INSIGHT Weekly commentary
October 2, 2006
Rumsfeld is not the (only) issue
Bob Woodward's revelatory State of Denial has the Washington press corps aflutter again, chasing down Condi Rice and Don Rumsfeld, among others, to provide them with another opportunity to, well, enter a state of denial. Today's denials are by now familiar---for Rice, that she didn't know anything important about the oncoming attacks that finally shook the nation and the world on Sept. 11, 2001; and for Rumsfeld, that various White House intrigues have been afoot to give him the boot.

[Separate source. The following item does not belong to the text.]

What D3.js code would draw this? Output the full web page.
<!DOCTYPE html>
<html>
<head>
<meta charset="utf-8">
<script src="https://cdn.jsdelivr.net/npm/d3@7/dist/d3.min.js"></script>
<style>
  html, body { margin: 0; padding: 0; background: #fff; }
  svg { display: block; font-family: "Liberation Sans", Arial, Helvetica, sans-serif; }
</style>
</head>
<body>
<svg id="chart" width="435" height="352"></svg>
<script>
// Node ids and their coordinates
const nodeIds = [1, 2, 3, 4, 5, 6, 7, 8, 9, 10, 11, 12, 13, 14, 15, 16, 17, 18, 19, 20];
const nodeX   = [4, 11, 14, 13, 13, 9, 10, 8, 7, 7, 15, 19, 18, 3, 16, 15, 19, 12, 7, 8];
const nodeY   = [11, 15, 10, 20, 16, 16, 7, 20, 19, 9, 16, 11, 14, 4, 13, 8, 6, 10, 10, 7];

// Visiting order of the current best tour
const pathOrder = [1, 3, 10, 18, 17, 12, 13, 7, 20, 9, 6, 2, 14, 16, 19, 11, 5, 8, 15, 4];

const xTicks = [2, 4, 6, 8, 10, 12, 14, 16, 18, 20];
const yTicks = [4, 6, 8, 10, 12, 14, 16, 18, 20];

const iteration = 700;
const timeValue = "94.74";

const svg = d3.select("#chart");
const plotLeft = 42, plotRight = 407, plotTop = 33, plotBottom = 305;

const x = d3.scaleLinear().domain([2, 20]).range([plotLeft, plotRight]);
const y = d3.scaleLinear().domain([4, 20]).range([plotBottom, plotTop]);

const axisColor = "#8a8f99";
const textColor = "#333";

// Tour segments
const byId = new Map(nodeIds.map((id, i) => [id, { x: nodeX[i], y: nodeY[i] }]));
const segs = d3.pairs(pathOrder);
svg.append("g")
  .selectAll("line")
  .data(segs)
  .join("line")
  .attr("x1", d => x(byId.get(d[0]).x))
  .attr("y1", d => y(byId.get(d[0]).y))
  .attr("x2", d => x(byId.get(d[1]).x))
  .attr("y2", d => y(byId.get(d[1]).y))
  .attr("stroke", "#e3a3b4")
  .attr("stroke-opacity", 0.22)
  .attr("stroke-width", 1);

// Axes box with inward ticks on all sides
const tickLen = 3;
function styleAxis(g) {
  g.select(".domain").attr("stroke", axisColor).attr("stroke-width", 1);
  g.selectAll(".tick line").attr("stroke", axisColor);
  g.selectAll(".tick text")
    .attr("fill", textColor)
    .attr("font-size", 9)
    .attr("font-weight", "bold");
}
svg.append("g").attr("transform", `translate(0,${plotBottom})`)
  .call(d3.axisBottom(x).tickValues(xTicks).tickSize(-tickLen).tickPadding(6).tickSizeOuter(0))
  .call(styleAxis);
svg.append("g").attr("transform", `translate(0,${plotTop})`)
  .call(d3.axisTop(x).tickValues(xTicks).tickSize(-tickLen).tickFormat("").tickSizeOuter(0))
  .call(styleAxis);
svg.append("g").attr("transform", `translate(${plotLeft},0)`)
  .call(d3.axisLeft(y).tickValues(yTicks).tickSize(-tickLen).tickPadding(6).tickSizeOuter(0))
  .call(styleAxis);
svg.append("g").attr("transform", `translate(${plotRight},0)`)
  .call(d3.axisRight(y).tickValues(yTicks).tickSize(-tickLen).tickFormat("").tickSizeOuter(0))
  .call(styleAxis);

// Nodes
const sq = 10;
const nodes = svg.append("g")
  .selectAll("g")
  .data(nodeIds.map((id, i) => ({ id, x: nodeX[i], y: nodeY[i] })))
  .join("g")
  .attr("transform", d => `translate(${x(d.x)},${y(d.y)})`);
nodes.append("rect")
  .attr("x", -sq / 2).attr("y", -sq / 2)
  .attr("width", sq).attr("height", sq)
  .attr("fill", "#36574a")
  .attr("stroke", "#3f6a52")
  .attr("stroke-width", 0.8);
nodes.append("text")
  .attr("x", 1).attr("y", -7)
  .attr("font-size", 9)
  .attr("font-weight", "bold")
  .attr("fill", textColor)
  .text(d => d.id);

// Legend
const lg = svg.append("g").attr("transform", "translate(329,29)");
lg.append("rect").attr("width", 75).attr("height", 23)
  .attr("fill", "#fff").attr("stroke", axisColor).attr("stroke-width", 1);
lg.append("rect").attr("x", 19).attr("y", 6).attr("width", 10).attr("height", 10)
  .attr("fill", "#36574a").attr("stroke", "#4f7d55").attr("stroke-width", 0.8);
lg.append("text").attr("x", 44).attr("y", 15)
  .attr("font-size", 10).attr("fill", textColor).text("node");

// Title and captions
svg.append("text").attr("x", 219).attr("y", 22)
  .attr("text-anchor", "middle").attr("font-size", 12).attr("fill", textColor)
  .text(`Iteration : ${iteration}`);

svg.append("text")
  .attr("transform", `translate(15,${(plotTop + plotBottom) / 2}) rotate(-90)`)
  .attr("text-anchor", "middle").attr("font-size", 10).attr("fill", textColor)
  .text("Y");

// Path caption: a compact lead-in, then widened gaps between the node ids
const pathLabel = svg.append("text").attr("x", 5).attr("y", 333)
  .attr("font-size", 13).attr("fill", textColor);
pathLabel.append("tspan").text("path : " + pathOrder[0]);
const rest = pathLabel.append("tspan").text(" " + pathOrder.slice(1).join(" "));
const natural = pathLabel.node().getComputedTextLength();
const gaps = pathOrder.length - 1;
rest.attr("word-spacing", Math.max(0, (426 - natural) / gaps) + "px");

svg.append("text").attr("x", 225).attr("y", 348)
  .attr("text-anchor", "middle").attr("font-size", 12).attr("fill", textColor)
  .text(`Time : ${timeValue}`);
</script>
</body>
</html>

It's all good fun and typical of current styles of journalism. But the bigger picture is missing. Like the drumbeat from army generals about Rumsfeld's mishandling of the Iraq war---reflected in retired generals' statements and many books such as Thomas Ricks' bestselling Fiasco---the coverage focuses on incompetence. Rummy didn't send enough troops is the usual mantra. Rummy didn't listen. Rummy didn't plan for the aftermath. And so on.

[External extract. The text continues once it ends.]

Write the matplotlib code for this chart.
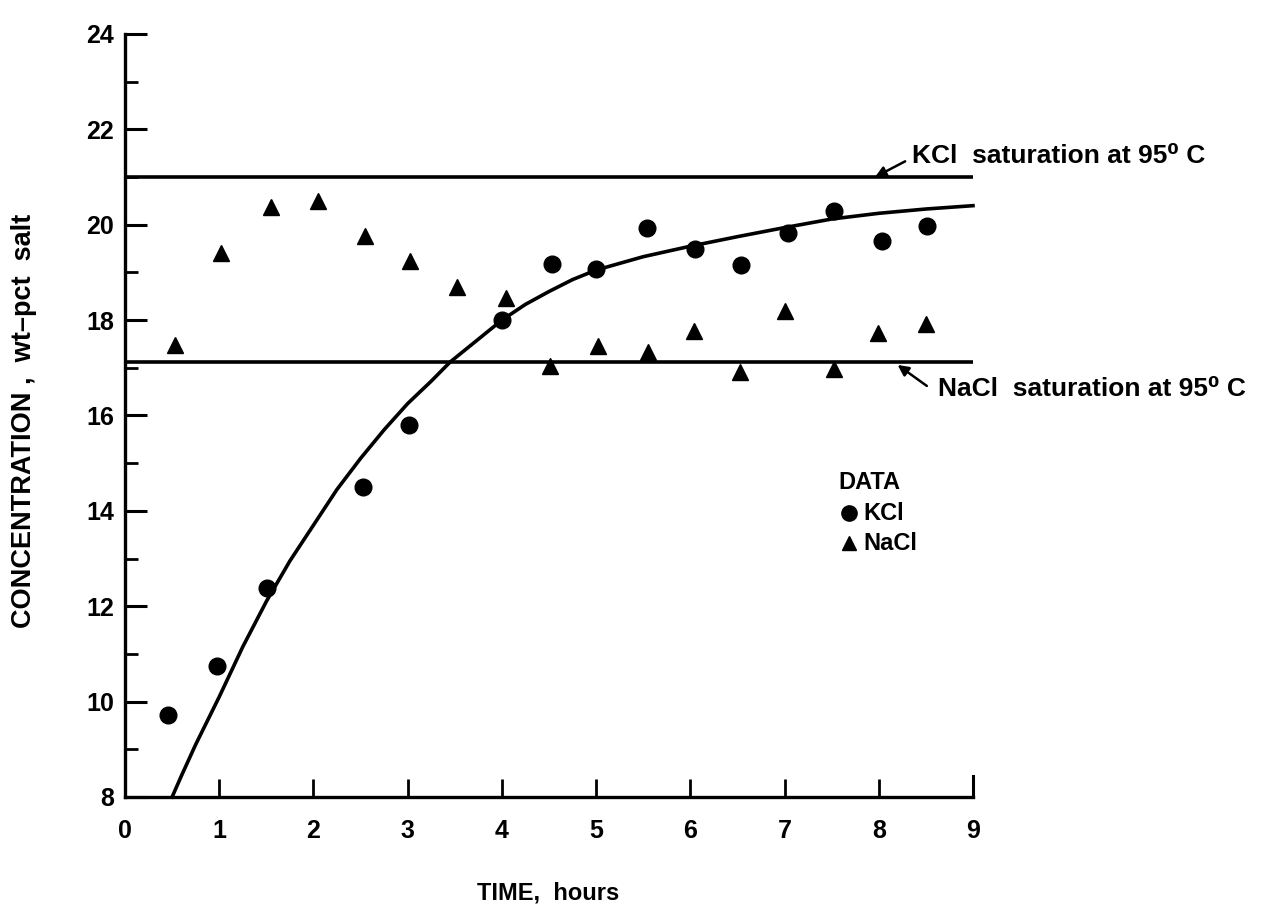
import matplotlib
matplotlib.use("Agg")
import matplotlib.pyplot as plt
from matplotlib.ticker import MultipleLocator

plt.rcParams['font.family'] = ['Liberation Sans', 'DejaVu Sans']
plt.rcParams['font.weight'] = 'bold'

# KCl data (circles)
kcl_time = [0.46, 0.98, 1.51, 2.53, 3.01, 4.0, 4.53, 5.0, 5.54, 6.05, 6.54, 7.04, 7.53, 8.03, 8.51]
kcl_conc = [9.73, 10.74, 12.38, 14.5, 15.81, 18.0, 19.18, 19.07, 19.94, 19.49, 19.16, 19.83, 20.29, 19.66, 19.98]

# NaCl data (triangles)
nacl_time = [0.53, 1.02, 1.55, 2.05, 2.55, 3.03, 3.52, 4.04, 4.51, 5.02, 5.55, 6.04, 6.53, 7.0, 7.52, 7.99, 8.5]
nacl_conc = [17.47, 19.41, 20.38, 20.5, 19.77, 19.24, 18.69, 18.46, 17.03, 17.45, 17.33, 17.77, 16.92, 18.19, 16.97, 17.73, 17.92]

# Fitted KCl curve
curve_time = [0.5, 0.6, 0.75, 1.0, 1.25, 1.5, 1.75, 2.0, 2.25, 2.5, 2.75, 3.0, 3.25, 3.45, 3.75, 4.0,
              4.25, 4.5, 4.75, 5.0, 5.5, 6.0, 6.5, 7.0, 7.5, 8.0, 8.5, 9.0]
curve_conc = [8.0, 8.45, 9.1, 10.1, 11.15, 12.1, 12.95, 13.7, 14.45, 15.1, 15.7, 16.25, 16.72, 17.12, 17.6, 18.0,
              18.33, 18.6, 18.85, 19.05, 19.33, 19.55, 19.75, 19.94, 20.12, 20.24, 20.33, 20.4]

kcl_sat = 21.0
nacl_sat = 17.12

x_ticks = [0, 1, 2, 3, 4, 5, 6, 7, 8, 9]
y_ticks = [8, 10, 12, 14, 16, 18, 20, 22, 24]

fig = plt.figure(figsize=(12.63, 9.19), dpi=100)
ax = fig.add_axes([125 / 1263, 1 - 797 / 919, (973 - 125) / 1263, (797 - 34) / 919])

ax.set_xlim(0, 9)
ax.set_ylim(8, 24)

ax.plot([0, 9], [kcl_sat, kcl_sat], color='black', lw=2.6, solid_capstyle='butt')
ax.plot([0, 9], [nacl_sat, nacl_sat], color='black', lw=2.6, solid_capstyle='butt')
ax.plot(curve_time, curve_conc, color='black', lw=2.6, clip_on=False)

ax.plot(kcl_time, kcl_conc, 'o', color='black', markersize=12, clip_on=False)
ax.plot(nacl_time, nacl_conc, '^', color='black', markersize=11.5, clip_on=False)

for s in ['top', 'right']:
    ax.spines[s].set_visible(False)
for s in ['left', 'bottom']:
    ax.spines[s].set_linewidth(2.4)

ax.set_xticks(x_ticks)
ax.set_yticks(y_ticks)
ax.yaxis.set_minor_locator(MultipleLocator(1))
ax.tick_params(axis='y', which='major', direction='in', length=16, width=2.2, labelsize=18, pad=8)
ax.tick_params(axis='y', which='minor', direction='in', length=9, width=2.0)
ax.tick_params(axis='x', which='major', direction='in', length=13, width=2.0, labelsize=18, pad=16)
for lab in ax.get_xticklabels() + ax.get_yticklabels():
    lab.set_fontweight('bold')

# right end tick of the x axis
ax.plot([9, 9], [8, 8.45], color='black', lw=2.2, clip_on=False)

# annotations: arrows
arrow_kw = dict(arrowstyle='-|>', color='black', lw=1.8, mutation_scale=16, shrinkA=0, shrinkB=0)
ax.annotate('', xy=(7.96, kcl_sat), xytext=(8.28, 21.33), annotation_clip=False, arrowprops=arrow_kw)
ax.annotate('', xy=(8.2, nacl_sat - 0.06), xytext=(8.51, 16.62), annotation_clip=False, arrowprops=arrow_kw)
# annotations: text
ax.text(8.35, 21.45, 'KCl  saturation at 95\u2070 C', fontsize=19, fontweight='bold',
        va='center', ha='left', clip_on=False)
ax.text(8.63, 16.56, 'NaCl  saturation at 95\u2070 C', fontsize=19, fontweight='bold',
        va='center', ha='left', clip_on=False)

# legend block
fig.text(838 / 1263, 1 - 483 / 919, 'DATA', fontsize=17, fontweight='bold', va='center', ha='left')
fig.lines.append(plt.Line2D([849 / 1263], [1 - 513 / 919], marker='o', color='black',
                            markersize=11, transform=fig.transFigure))
fig.lines.append(plt.Line2D([849 / 1263], [1 - 543 / 919], marker='^', color='black',
                            markersize=10, transform=fig.transFigure))
fig.text(863 / 1263, 1 - 513 / 919, 'KCl', fontsize=17, fontweight='bold', va='center', ha='left')
fig.text(863 / 1263, 1 - 543 / 919, 'NaCl', fontsize=17, fontweight='bold', va='center', ha='left')

fig.text(548 / 1263, 1 - 893 / 919, 'TIME,  hours', fontsize=17, fontweight='bold',
         ha='center', va='center')
fig.text(24 / 1263, 1 - 421 / 919, 'CONCENTRATION ,  wt\u2013pct  salt', fontsize=19.5,
         fontweight='bold', rotation=90, ha='center', va='center')

fig.savefig('out.png', dpi=100, facecolor='white')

All true. But the bigger story is not incompetence. It is the judgment of the president, the vice president, and the absence of checks and balances on the increasingly grisly affair that is Iraq. We know of Bush's failings, even if they are diverted onto his defense secretary and the heretofore Teflon Lady now at State. Cheney is getting his comeuppance, but is still an effective political ramming rod. What about Congress? Where is the congressional leadership on this war? Where are the Senator Aikens and Fulbrights and Churches of yore? Nowhere to be found. And so the news media, when its spine stiffens a bit, is playing the checks and balances role. That's not the way it should work.
One reason it shouldn't work that way is because the news media is dependent on news---bits of actual information to build their stories on. Information is not always easy to come by. The hard workers---Dana Priest, Tom Ricks, Seymour Hersh, and others---develop good stories that then become controversial in themselves and subject to attack. But what they cannot do, or do warily, is to paint the bigger canvas: the moral constellation that is so badly awry. This is what political leadership should do and is not, from left, center or right.

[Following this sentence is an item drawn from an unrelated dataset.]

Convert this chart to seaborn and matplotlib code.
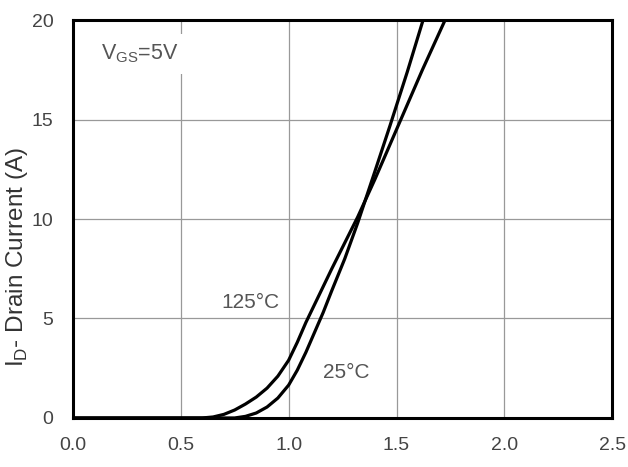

The American people have come to a jaundiced view of the war with only shreds of information (we don't know, yet, the full extent of the carnage, for example, or the cost), no peace movement to speak of, and precious little insight from the opposition party. Even the press coverage of the war has been countered by Fox (and its imitators) and the endless stream of trivial distractions. That a large majority of the public has come to oppose the war with no leadership for this opposition is astonishing.
And they do so, I submit, not because of Rummy's incompetence, but because it is a losing war, a daily massacre, a breeding ground for terrorism, and a moral failure from the start. That ordinary Americans can recognize this so clearly is, perhaps, the most encouraging piece of news around.